No doubt you’ve seen the initials ‘WWJD’ and know that they stand for ‘What would Jesus do?,’ but do you remember who first popularized the question? It comes from a small book written more than a century ago by Congregational minister Charles Sheldon. “In His Steps: What Would Jesus Do?,” first published in 1896, has sold more than 30,000,000 copies, and ranks as one of the best-selling books of all time.
The story takes place in the railroad town of Raymond, somewhere in the eastern United States, and its main character is Rev. Henry Maxwell, pastor of the First Church of Raymond. The novel begins on a Friday morning when a man who is out of work appears at the front door of Rev. Maxwell while the preacher is laboring over Sunday’s upcoming sermon. Maxwell offers nothing more than ear service to the man’s helpless plea before dismissing him and closing the door behind him. The same man appears in church at the end of Sunday’s sermon and calmly, but in straight forward fashion, confronts the congregation about their lack of compassion for the unemployed in Raymond. Upon finishing his address to the congregation, the man collapses, and dies a few days later. Deeply moved by the events of the previous week, Rev. Maxwell stands the following Sunday and challenges his congregation to not do anything without first asking, “What would Jesus do?” From that moment forward, the novel consists of certain episodes focusing on individuals whose lives are changed by the challenge.

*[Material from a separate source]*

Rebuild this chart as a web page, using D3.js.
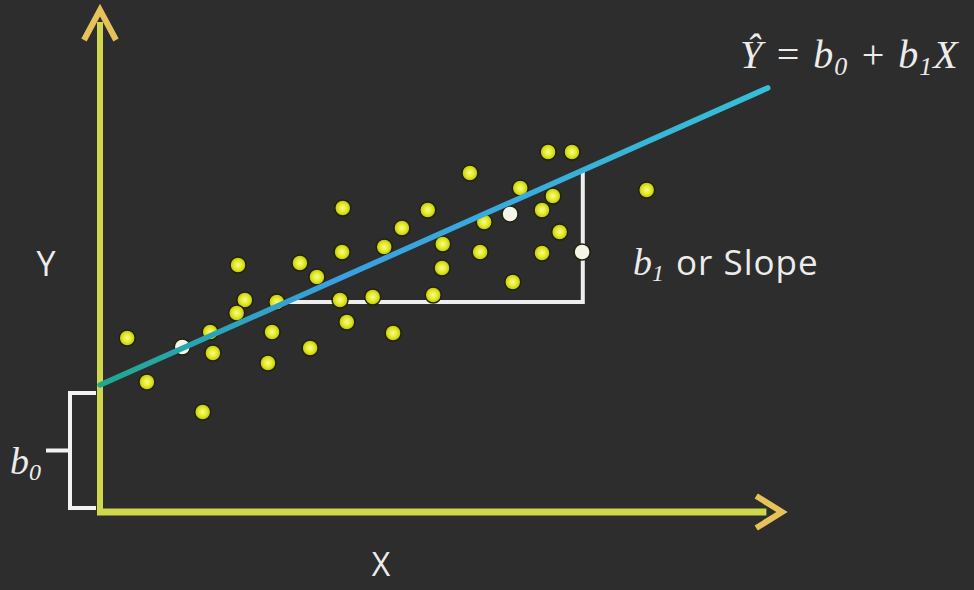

WWJD? gets at the crux of the Christ life. St. Peter writes, “For even hereunto were ye called: because Christ also suffered for us, leaving us an example, that ye should follow his steps.” He is our Savior; he is also our Model. Not only did Christ’s sojourn on earth end in ultimate sacrifice and victory, in the process he provides the ultimate example of how to live. I wonder what would change, better yet–I wonder how I would change if I implemented such a strategy? When you get right down to it, the Christian life is nothing more and nothing less than our moment-by-moment effort to answer the Jesus question.